Over 400,000 people saw Lord of Sipan ornaments in the U.S.

More than 400,000 tourists in the United States contemplated the impressive Lord of Sipan ornaments, which along with other masterpieces, were exhibited in a major pre-Hispanic art show called “Golden Kingdoms: Luxury and Legacy in the Ancient Americas.”

Held at the Getty Center in Los Angeles, California, the exhibition was co-organized by the J. Paul Getty Museum, the Getty Research Institute, and the Metropolitan Museum of Art of New York.

Peruvian Archaeologist Walter Alva —the Lord of Sipan’s discoverer— informed the archaeological pieces have returned to the Royal Tombs of Sipan Museum in Peru’s northern Lambayeque region after being shown at the major international exhibition.

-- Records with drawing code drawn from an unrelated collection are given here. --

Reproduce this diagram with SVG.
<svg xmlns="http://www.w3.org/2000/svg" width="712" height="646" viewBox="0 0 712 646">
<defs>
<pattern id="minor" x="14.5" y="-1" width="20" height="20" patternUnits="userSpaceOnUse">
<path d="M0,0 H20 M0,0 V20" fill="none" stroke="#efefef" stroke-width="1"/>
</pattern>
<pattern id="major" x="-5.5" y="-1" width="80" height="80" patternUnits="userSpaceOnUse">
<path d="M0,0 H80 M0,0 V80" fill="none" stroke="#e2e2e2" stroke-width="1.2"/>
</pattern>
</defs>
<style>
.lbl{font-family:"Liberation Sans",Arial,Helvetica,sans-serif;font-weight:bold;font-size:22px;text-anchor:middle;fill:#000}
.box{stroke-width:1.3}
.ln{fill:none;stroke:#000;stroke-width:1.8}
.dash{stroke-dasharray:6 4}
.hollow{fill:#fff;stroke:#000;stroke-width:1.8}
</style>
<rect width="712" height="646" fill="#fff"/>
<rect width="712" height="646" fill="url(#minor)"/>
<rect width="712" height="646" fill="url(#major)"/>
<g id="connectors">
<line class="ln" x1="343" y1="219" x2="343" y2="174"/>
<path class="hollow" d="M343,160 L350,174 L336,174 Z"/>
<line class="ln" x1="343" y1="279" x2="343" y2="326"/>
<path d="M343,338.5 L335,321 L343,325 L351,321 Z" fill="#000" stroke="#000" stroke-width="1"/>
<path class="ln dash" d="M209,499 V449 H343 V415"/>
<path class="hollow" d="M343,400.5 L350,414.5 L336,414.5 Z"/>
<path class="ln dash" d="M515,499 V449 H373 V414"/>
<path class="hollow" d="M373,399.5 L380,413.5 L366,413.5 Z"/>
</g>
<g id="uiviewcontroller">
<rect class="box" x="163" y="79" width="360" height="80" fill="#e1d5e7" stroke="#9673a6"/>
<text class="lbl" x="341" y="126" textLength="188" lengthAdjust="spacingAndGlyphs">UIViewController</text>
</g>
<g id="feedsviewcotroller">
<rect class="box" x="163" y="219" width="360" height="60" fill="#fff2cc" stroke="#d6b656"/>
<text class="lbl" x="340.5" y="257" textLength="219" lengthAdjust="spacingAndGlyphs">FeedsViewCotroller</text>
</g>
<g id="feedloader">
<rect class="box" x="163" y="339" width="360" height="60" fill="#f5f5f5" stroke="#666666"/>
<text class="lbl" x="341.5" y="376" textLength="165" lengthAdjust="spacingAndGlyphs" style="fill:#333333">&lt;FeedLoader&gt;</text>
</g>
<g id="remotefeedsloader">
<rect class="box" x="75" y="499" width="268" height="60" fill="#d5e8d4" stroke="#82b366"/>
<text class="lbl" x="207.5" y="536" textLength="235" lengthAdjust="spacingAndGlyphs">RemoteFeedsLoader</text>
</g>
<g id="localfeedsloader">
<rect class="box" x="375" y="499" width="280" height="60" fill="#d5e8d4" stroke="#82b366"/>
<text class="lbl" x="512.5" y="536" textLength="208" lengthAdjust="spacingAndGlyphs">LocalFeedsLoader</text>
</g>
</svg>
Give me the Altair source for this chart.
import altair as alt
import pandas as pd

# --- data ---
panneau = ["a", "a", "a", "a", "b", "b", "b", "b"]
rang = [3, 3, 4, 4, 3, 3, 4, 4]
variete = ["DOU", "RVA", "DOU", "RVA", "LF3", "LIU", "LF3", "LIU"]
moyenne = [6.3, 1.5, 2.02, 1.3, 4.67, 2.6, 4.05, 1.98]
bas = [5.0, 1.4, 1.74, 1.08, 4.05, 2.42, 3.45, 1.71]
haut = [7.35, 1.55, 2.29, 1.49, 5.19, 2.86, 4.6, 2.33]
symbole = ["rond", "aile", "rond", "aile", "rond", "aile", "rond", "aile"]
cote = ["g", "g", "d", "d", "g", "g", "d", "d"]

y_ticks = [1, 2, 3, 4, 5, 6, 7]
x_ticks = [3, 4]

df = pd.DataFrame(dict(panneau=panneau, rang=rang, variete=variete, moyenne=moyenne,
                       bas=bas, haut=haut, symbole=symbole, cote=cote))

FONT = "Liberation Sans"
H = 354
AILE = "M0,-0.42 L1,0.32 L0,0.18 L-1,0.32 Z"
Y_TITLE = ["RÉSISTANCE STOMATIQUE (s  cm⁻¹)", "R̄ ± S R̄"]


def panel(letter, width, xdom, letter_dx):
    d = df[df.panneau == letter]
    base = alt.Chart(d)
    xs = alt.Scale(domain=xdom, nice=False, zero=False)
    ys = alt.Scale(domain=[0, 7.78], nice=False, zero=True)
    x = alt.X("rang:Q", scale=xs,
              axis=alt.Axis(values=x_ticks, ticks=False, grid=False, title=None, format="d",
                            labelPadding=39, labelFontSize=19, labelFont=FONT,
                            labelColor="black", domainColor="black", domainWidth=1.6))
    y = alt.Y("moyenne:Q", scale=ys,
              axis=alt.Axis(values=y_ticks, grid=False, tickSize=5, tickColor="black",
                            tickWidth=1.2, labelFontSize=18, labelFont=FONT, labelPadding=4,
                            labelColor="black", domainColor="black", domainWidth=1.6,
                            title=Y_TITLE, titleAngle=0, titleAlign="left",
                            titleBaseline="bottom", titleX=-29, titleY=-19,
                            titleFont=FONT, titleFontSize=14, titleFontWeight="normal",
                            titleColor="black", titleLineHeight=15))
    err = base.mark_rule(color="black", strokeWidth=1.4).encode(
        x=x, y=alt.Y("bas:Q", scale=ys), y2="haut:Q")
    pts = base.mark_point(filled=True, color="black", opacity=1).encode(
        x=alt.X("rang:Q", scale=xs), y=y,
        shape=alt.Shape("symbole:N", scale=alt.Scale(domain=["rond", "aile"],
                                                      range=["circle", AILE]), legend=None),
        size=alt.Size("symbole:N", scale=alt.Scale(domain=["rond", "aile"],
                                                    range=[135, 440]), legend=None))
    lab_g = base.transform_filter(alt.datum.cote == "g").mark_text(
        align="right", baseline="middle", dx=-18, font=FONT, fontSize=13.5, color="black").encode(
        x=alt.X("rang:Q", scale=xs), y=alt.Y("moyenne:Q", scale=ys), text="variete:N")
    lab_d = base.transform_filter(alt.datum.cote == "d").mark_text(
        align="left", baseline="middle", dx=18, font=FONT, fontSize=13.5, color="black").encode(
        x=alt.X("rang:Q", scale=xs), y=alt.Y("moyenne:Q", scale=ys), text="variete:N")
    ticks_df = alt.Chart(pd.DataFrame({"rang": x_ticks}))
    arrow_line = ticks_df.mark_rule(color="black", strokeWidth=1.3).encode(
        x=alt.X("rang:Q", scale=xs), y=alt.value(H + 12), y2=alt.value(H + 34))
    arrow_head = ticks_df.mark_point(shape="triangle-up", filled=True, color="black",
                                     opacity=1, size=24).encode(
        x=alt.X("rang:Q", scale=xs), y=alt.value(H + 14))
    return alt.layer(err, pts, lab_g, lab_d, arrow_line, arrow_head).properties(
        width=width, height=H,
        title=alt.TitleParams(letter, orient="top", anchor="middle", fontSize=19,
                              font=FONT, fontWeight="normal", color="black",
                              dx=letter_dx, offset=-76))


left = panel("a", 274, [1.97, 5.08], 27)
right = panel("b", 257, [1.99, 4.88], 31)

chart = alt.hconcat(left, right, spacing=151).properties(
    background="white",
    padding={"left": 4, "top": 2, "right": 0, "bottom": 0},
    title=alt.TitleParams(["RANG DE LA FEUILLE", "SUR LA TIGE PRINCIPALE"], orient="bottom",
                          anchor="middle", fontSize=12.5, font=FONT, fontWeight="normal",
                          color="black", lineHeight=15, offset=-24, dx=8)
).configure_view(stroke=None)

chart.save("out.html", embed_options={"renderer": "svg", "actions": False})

A selection of 10 exquisite objects from the burial chamber of Lord of Sipan and Old Lord of Sipan was seen by nearly half a million museumgoers.

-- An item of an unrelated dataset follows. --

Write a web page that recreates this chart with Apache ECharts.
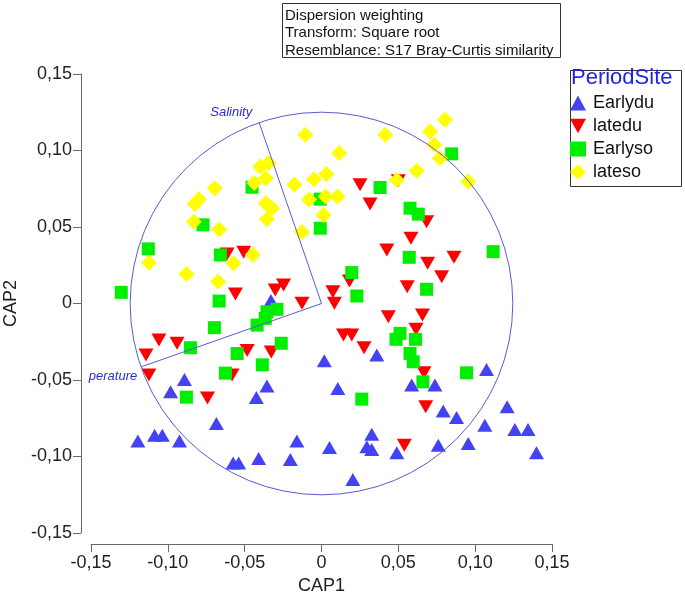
<!DOCTYPE html>
<html>
<head>
<meta charset="utf-8">
<script src="https://cdn.jsdelivr.net/npm/echarts@6/dist/echarts.min.js"></script>
<style>html,body{margin:0;padding:0;background:#fff;}#chart{width:685px;height:594px;}</style>
</head>
<body>
<div id="chart"></div>
<script>
// Series names
const seriesNames = ['Earlydu', 'latedu', 'Earlyso', 'lateso'];

// Data points [CAP1, CAP2]
const earlydu = [
  [-0.0329,0.0020],[-0.0892,-0.0496],[-0.0982,-0.0577],[-0.0355,-0.0540],[-0.0424,-0.0614],
  [0.0018,-0.0374],[-0.0684,-0.0784],[-0.1195,-0.0898],[-0.1086,-0.0861],[-0.1036,-0.0861],
  [-0.0924,-0.0898],[-0.0575,-0.1042],[-0.0539,-0.1042],[-0.0409,-0.1013],[-0.0203,-0.1020],
  [-0.0160,-0.0898],[0.0360,-0.0337],[0.0106,-0.0555],[0.0587,-0.0533],[0.0738,-0.0533],
  [0.1074,-0.0431],[0.0792,-0.0702],[0.0879,-0.0745],[0.1063,-0.0795],[0.1208,-0.0675],
  [0.1258,-0.0823],[0.1344,-0.0823],[0.1399,-0.0976],[0.0327,-0.0854],[0.0295,-0.0937],
  [0.0327,-0.0954],[0.0052,-0.0941],[0.0490,-0.0976],[0.0760,-0.0926],[0.0955,-0.0915],
  [0.0204,-0.1151]
];
const latedu = [
  [-0.0614,0.0324],[-0.0506,0.0335],[-0.0560,0.0062],[-0.0301,0.0088],[-0.0247,0.0121],
  [-0.0127,0.0001],[0.0074,0.0077],[0.0084,0.0001],[0.0182,0.0147],[0.0251,0.0776],
  [0.0500,0.0802],[0.0316,0.0651],[0.0684,0.0535],[0.0582,0.0427],[0.0425,0.0350],
  [0.0862,0.0302],[0.0691,0.0263],[0.0782,0.0175],[0.0558,0.0110],[0.0435,-0.0086],
  [0.0657,-0.0075],[0.0143,-0.0206],[0.0197,-0.0206],[0.0277,-0.0289],[0.0615,-0.0169],
  [0.0667,-0.0452],[0.0678,-0.0675],[0.0539,-0.0926],[-0.1058,-0.0239],[-0.0940,-0.0260],
  [-0.1142,-0.0337],[-0.1123,-0.0468],[-0.0484,-0.0308],[-0.0327,-0.0317],[-0.0582,-0.0468],
  [-0.0742,-0.0617]
];
const earlyso = [
  [-0.0452,0.0760],[-0.0771,0.0514],[-0.1127,0.0357],[-0.0658,0.0317],[-0.1303,0.0073],
  [-0.0666,0.0016],[-0.0008,0.0492],[-0.0008,0.0682],[0.0847,0.0978],[0.0381,0.0758],
  [0.0576,0.0623],[0.0630,0.0584],[0.1117,0.0339],[0.0571,0.0302],[0.0197,0.0202],
  [0.0684,0.0093],[0.0230,0.0049],[-0.0355,-0.0054],[-0.0290,-0.0038],[-0.0366,-0.0097],
  [-0.0419,-0.0141],[-0.0697,-0.0158],[-0.0853,-0.0289],[-0.0549,-0.0327],[-0.0625,-0.0455],
  [-0.0879,-0.0612],[-0.0385,-0.0401],[-0.0262,-0.0260],[0.0511,-0.0195],[0.0485,-0.0234],
  [0.0612,-0.0234],[0.0576,-0.0326],[0.0597,-0.0381],[0.0660,-0.0512],[0.0944,-0.0453],
  [0.0262,-0.0625]
];
const lateso = [
  [-0.0106,0.1103],[-0.0398,0.0895],[-0.0344,0.0918],[-0.0362,0.0819],[-0.0437,0.0787],
  [-0.0695,0.0754],[-0.0797,0.0681],[-0.0825,0.0651],[-0.0362,0.0656],[-0.0322,0.0623],
  [-0.0355,0.0553],[-0.0831,0.0535],[-0.0666,0.0483],[-0.0127,0.0468],[-0.0176,0.0777],
  [-0.0049,0.0812],[0.0032,0.0846],[-0.0081,0.0679],[0.0027,0.0700],[0.0013,0.0579],
  [-0.0447,0.0319],[-0.0573,0.0263],[-0.1123,0.0267],[-0.0879,0.0193],[-0.0673,0.0143],
  [0.0414,0.1103],[0.0803,0.1201],[0.0706,0.1124],[0.0734,0.1037],[0.0771,0.0950],
  [0.0115,0.0983],[0.0619,0.0867],[0.0490,0.0808],[0.0955,0.0797],[0.0105,0.0700]
];

// Vector overlay
const vectorNames = ['Salinity', 'perature'];
const vectors = [[-0.0405, 0.1181], [-0.1173, -0.0414]];
const circleRadius = 0.1245;

// Axis ticks
const axisMin = -0.15, axisMax = 0.15, axisStep = 0.05;

const infoLines = ['Dispersion weighting', 'Transform: Square root', 'Resemblance: S17 Bray-Curtis similarity'];

const FONT = 'Liberation Sans, Arial, sans-serif';
const fmt = v => Math.abs(v) < 1e-9 ? '0' : v.toFixed(2).replace('.', ',');

const chart = echarts.init(document.getElementById('chart'));

const axisCommon = {
  min: axisMin, max: axisMax, interval: axisStep,
  splitLine: {show: false},
  axisLine: {show: true, onZero: false, lineStyle: {color: '#6a6a6a', width: 1}},
  axisTick: {show: true, inside: false, length: 8, lineStyle: {color: '#6a6a6a'}},
  nameTextStyle: {fontFamily: FONT, fontSize: 18, color: '#222'},
  axisLabel: {formatter: fmt, fontFamily: FONT, fontSize: 18, color: '#222'}
};

const option = {
  animation: false,
  backgroundColor: '#fff',
  grid: {left: 91, right: 133, top: 74, bottom: 61, containLabel: false, outerBoundsMode: 'none'},
  xAxis: Object.assign({}, axisCommon, {
    type: 'value', offset: 11, name: 'CAP1', nameLocation: 'middle', nameGap: 18,
    axisLabel: Object.assign({}, axisCommon.axisLabel, {margin: 10})
  }),
  yAxis: Object.assign({}, axisCommon, {
    type: 'value', offset: 10, name: 'CAP2', nameLocation: 'middle', nameGap: 61,
    axisLabel: Object.assign({}, axisCommon.axisLabel, {margin: 9})
  }),
  legend: {
    orient: 'vertical', left: 570, top: 94, padding: 0, itemWidth: 16, itemHeight: 15, itemGap: 5,
    data: seriesNames,
    textStyle: {fontFamily: FONT, fontSize: 18, color: '#111', lineHeight: 17, padding: [0, 0, 0, 2]}
  },
  graphic: [
    {type: 'rect', left: 282, top: 3, shape: {width: 278, height: 54}, style: {fill: '#fff', stroke: '#333', lineWidth: 1}},
    {type: 'text', left: 285, top: 7, style: {text: infoLines.join('\n'), font: '15px ' + FONT, fill: '#111', lineHeight: 17.5}},
    {type: 'rect', left: 568, top: 68, shape: {width: 111, height: 116}, style: {fill: 'none', stroke: '#333', lineWidth: 1}},
    {type: 'text', left: 571, top: 67, style: {text: 'PeriodSite', font: '22px ' + FONT, fill: '#1f1fe6'}}
  ],
  series: [
    {name: 'Earlydu', type: 'scatter', data: earlydu, symbol: 'triangle', symbolSize: [15, 13],
     itemStyle: {color: '#4343f5', opacity: 1}, z: 2},
    {name: 'latedu', type: 'scatter', data: latedu, symbol: 'path://M0,0 L10,0 L5,9 Z', symbolSize: [15, 13],
     itemStyle: {color: '#ff0000', opacity: 1}, z: 3},
    {name: 'Earlyso', type: 'scatter', data: earlyso, symbol: 'rect', symbolSize: 13,
     itemStyle: {color: '#00ee00', opacity: 1}, z: 4},
    {name: 'lateso', type: 'scatter', data: lateso, symbol: 'diamond', symbolSize: 16,
     itemStyle: {color: '#ffff00', opacity: 1}, z: 5},
    {type: 'custom', name: 'circle', silent: true, clip: false, z: 6, data: [[0, 0]],
     renderItem: function (params, api) {
       const c = api.coord([0, 0]);
       const e = api.coord([circleRadius, 0]);
       return {type: 'circle', shape: {cx: c[0], cy: c[1], r: e[0] - c[0]},
               style: {fill: 'none', stroke: '#5b5bd0', lineWidth: 1}};
     }},
    {type: 'custom', name: 'vectors', silent: true, clip: false, z: 7, data: vectors,
     renderItem: function (params, api) {
       const o = api.coord([0, 0]);
       const p = api.coord([api.value(0), api.value(1)]);
       const idx = params.dataIndex;
       const lbl = idx === 0
         ? {type: 'text', x: p[0] - 28, y: p[1] - 10, style: {text: vectorNames[0], font: 'italic 13px ' + FONT, fill: '#2a2ae0', align: 'center', verticalAlign: 'middle'}}
         : {type: 'text', x: p[0] - 4, y: p[1] + 10, style: {text: vectorNames[1], font: 'italic 13px ' + FONT, fill: '#2a2ae0', align: 'right', verticalAlign: 'middle'}};
       return {type: 'group', children: [
         {type: 'line', shape: {x1: o[0], y1: o[1], x2: p[0], y2: p[1]}, style: {stroke: '#5b5bd0', lineWidth: 1}},
         lbl
       ]};
     }}
  ]
};
chart.setOption(option);
</script>
</body>
</html>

“The 425,000 attendees were astonished by the ear spools, rattles, coxal protectors, nose rings, among other gold, silver, and copper artworks manufactured by Moche metalsmiths 1,700 years ago,” the archaeologist noted.

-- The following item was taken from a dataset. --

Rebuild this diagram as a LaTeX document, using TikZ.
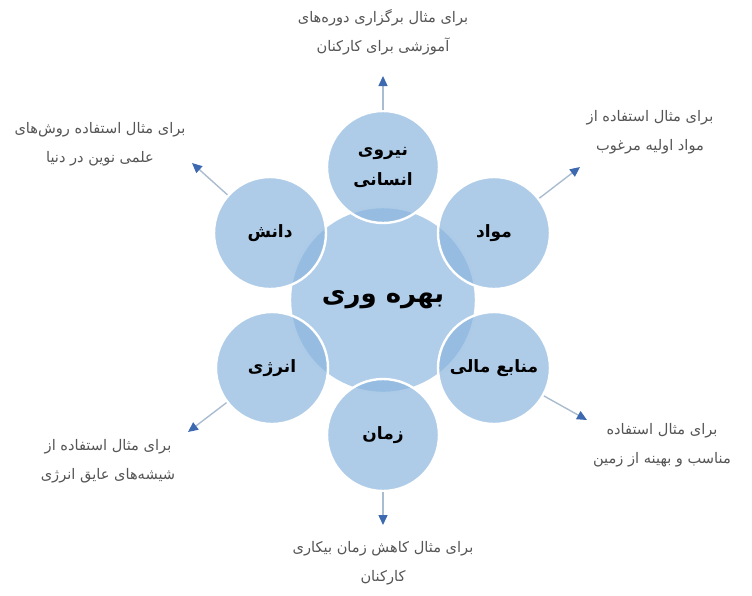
\documentclass[tikz,border=0pt]{standalone}
\usepackage{fontspec}
\usetikzlibrary{positioning,arrows.meta}
\newfontfamily\farsi[Script=Arabic]{DejaVu Sans}
\TeXXeTstate=1
\definecolor{coreblue}{RGB}{176,206,234}
\definecolor{petalblue}{RGB}{139,182,222}
\definecolor{tipblue}{RGB}{60,105,175}
\definecolor{lineblue}{RGB}{170,188,208}
\definecolor{notegray}{RGB}{85,85,85}
\tikzset{
	core/.style={circle, fill=coreblue, draw=white, line width=1.2pt, minimum size=93pt, font=\farsi\bfseries\fontsize{13}{16}\selectfont},
	petal/.style={circle, fill=petalblue, fill opacity=0.7, text opacity=1, draw=white, draw opacity=1, line width=1.2pt, minimum size=56pt, align=center, font=\farsi\bfseries\fontsize{8.5}{15}\selectfont},
	note/.style={align=center, text=notegray, font=\farsi\fontsize{7.3}{14.5}\selectfont},
	arr/.style={lineblue, line width=0.7pt, -{Triangle[length=5pt,width=4.5pt,color=tipblue]}}
}
\begin{document}
\begin{tikzpicture}[x=0.5pt,y=-0.5pt]
	\useasboundingbox (0,0) rectangle (752,596);
	
	% center
	\node[core] (bahrevari) at (383,300) {\beginR بهره وری\endR};
	
	% satellites
	\node[petal] (niru) at (383,167) {\beginR نیروی\endR\\\beginR انسانی\endR};
	\node[petal] (mavad) at (494,233) {\beginR مواد\endR};
	\node[petal] (manabe) at (494,368) {\beginR منابع مالی\endR};
	\node[petal] (zaman) at (383,435) {\beginR زمان\endR};
	\node[petal] (energy) at (272,368) {\beginR انرژی\endR};
	\node[petal] (danesh) at (270,233) {\beginR دانش\endR};
	
	% arrow ends
	\coordinate (tniru) at (383,76);
	\coordinate (tmavad) at (580,167);
	\coordinate (tmanabe) at (587,420);
	\coordinate (tzaman) at (383,525);
	\coordinate (tenergy) at (188,432);
	\coordinate (tdanesh) at (192,163);
	
	\draw[arr] (niru) -- (tniru);
	\draw[arr] (mavad) -- (tmavad);
	\draw[arr] (manabe) -- (tmanabe);
	\draw[arr] (zaman) -- (tzaman);
	\draw[arr] (energy) -- (tenergy);
	\draw[arr] (danesh) -- (tdanesh);
	
	% notes
	\node[note] (nniru) at (383,32) {\beginR برای مثال برگزاری دوره‌های\endR\\\beginR آموزشی برای کارکنان\endR};
	\node[note] (nmavad) at (650,132) {\beginR برای مثال استفاده از\endR\\\beginR مواد اولیه مرغوب\endR};
	\node[note] (nmanabe) at (662,445) {\beginR برای مثال استفاده\endR\\\beginR مناسب و بهینه از زمین\endR};
	\node[note] (nzaman) at (383,563) {\beginR برای مثال کاهش زمان بیکاری\endR\\\beginR کارکنان\endR};
	\node[note] (nenergy) at (108,461) {\beginR برای مثال استفاده از\endR\\\beginR شیشه‌های عایق انرژی\endR};
	\node[note] (ndanesh) at (100,144) {\beginR برای مثال استفاده روش‌های\endR\\\beginR علمی نوین در دنیا\endR};
\end{tikzpicture}
\end{document}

Representing the cultural legacy of Lambayeque, these pieces —and other relics from Peru and different countries in the Americas— were shown from 16 September 2017 to 28 January 2018 at the Getty Center in Los Angeles and from 28 February to 28 May 2018 at the Metropolitan Museum of Art of New York.

Alva explained the exhibit provided a unique showcase to promote Peru’s cultural heritage to the world and was the first exhibition gathering major luxury arts of the ancient Americas.

The display featured jewels and ornaments worn by governors and religious leaders from different cultures across the Americas.

About the exhibit

Golden Kingdoms, a major international loan exhibition featuring more than 300 masterpieces, traces the development of luxury arts in the Americas from about 1000 BC to the arrival of Europeans in the early sixteenth century.

A recent investigation into the historical, cultural, social, and political conditions under which such works were produced and circulated has led to new ways of thinking about materials, luxury, and the visual arts from a global perspective.